WHAT YOU SHOULD DO: Give back the records below exactly, every one, with no pictures.

Plotting code records:
===============

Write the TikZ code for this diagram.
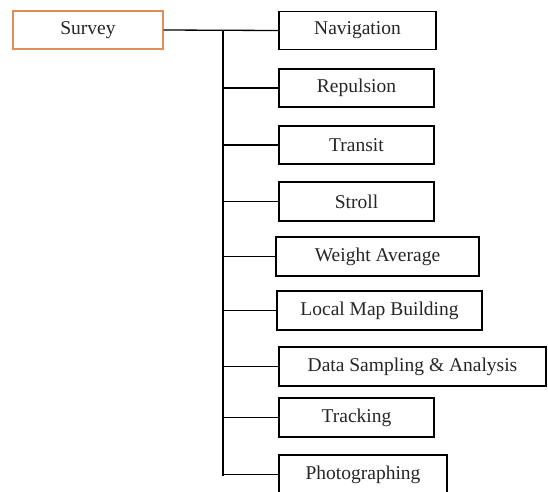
\documentclass[tikz,border=0pt]{standalone}
\usepackage{fontspec}
\setmainfont{Liberation Serif}
\definecolor{surveyedge}{RGB}{226,142,86}
\begin{document}
\begin{tikzpicture}[x=1pt,y=-1pt,
  box/.style={draw=black,line width=1.4pt,rectangle,minimum height=38pt,inner sep=0pt,
    font=\fontsize{19.5}{21}\selectfont,text=black!85},
  link/.style={draw=black,line width=1.3pt}]
\useasboundingbox (0,0) rectangle (548,491);
\clip (0,0) rectangle (548,491);
\fill[white] (0,0) rectangle (548,491);
% root
\node[box,draw=surveyedge,line width=1.1pt,minimum width=150pt] (survey) at (88,30) {Survey};
% children
\node[box,minimum width=157pt] (nav) at (357.5,30.5) {Navigation};
\node[box,minimum width=155pt] (rep) at (356.5,88) {Repulsion};
\node[box,minimum width=155pt] (tra) at (356.5,145) {Transit};
\node[box,minimum width=155pt,minimum height=39pt] (str) at (356.5,201.5) {Stroll};
\node[box,minimum width=203pt,minimum height=39pt] (wav) at (377.5,256.5) {Weight Average};
\node[box,minimum width=205pt,minimum height=39pt] (lmb) at (379.5,310.5) {Local Map Building};
\node[box,minimum width=267pt,minimum height=39pt] (dsa) at (412.5,366.5) {Data Sampling \& Analysis};
\node[box,minimum width=155pt,minimum height=39pt] (trk) at (356.5,417.5) {Tracking};
\node[box,minimum width=168pt,minimum height=39pt] (pho) at (363,474.5) {Photographing};
% trunk
\coordinate (ttop) at (223,30);
\coordinate (tbot) at (223,476);
\draw[link] (survey.east) -- (nav.west);
\draw[link] (ttop) -- (tbot);
\foreach \n in {rep,tra,str,wav,lmb,dsa,trk,pho}
  \draw[link] (ttop |- \n.west) -- (\n.west);
\end{tikzpicture}
\end{document}
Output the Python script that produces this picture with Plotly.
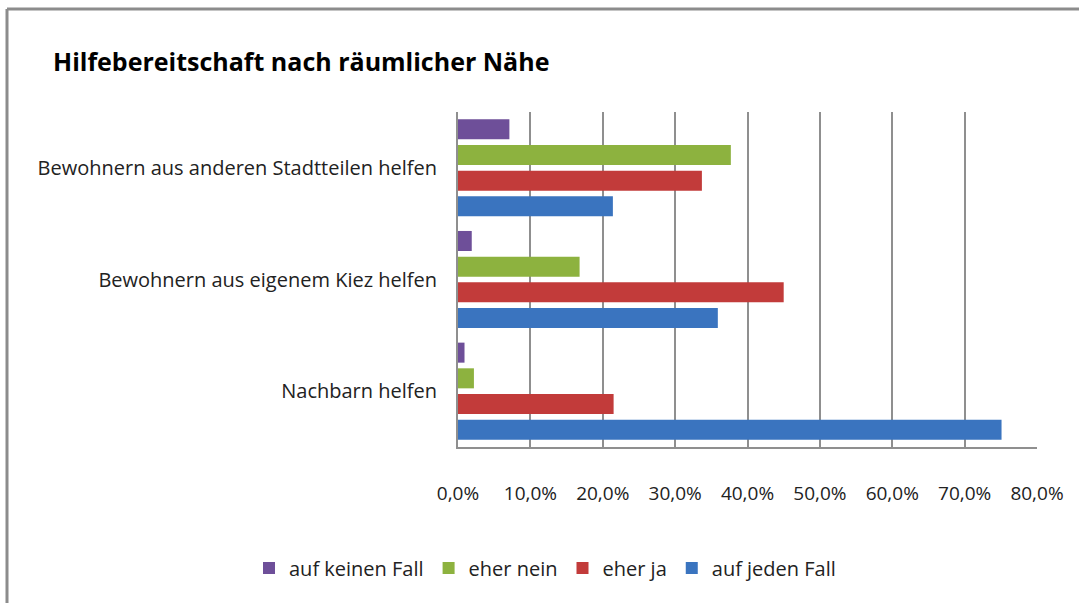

===============

RESULT OF THE TASK:
Write the TikZ code for this diagram.
\documentclass[tikz,border=0pt]{standalone}
\usepackage{fontspec}
\setmainfont{Liberation Serif}
\definecolor{surveyedge}{RGB}{226,142,86}
\begin{document}
\begin{tikzpicture}[x=1pt,y=-1pt,
  box/.style={draw=black,line width=1.4pt,rectangle,minimum height=38pt,inner sep=0pt,
    font=\fontsize{19.5}{21}\selectfont,text=black!85},
  link/.style={draw=black,line width=1.3pt}]
\useasboundingbox (0,0) rectangle (548,491);
\clip (0,0) rectangle (548,491);
\fill[white] (0,0) rectangle (548,491);
% root
\node[box,draw=surveyedge,line width=1.1pt,minimum width=150pt] (survey) at (88,30) {Survey};
% children
\node[box,minimum width=157pt] (nav) at (357.5,30.5) {Navigation};
\node[box,minimum width=155pt] (rep) at (356.5,88) {Repulsion};
\node[box,minimum width=155pt] (tra) at (356.5,145) {Transit};
\node[box,minimum width=155pt,minimum height=39pt] (str) at (356.5,201.5) {Stroll};
\node[box,minimum width=203pt,minimum height=39pt] (wav) at (377.5,256.5) {Weight Average};
\node[box,minimum width=205pt,minimum height=39pt] (lmb) at (379.5,310.5) {Local Map Building};
\node[box,minimum width=267pt,minimum height=39pt] (dsa) at (412.5,366.5) {Data Sampling \& Analysis};
\node[box,minimum width=155pt,minimum height=39pt] (trk) at (356.5,417.5) {Tracking};
\node[box,minimum width=168pt,minimum height=39pt] (pho) at (363,474.5) {Photographing};
% trunk
\coordinate (ttop) at (223,30);
\coordinate (tbot) at (223,476);
\draw[link] (survey.east) -- (nav.west);
\draw[link] (ttop) -- (tbot);
\foreach \n in {rep,tra,str,wav,lmb,dsa,trk,pho}
  \draw[link] (ttop |- \n.west) -- (\n.west);
\end{tikzpicture}
\end{document}
Output the Python script that produces this picture with Plotly.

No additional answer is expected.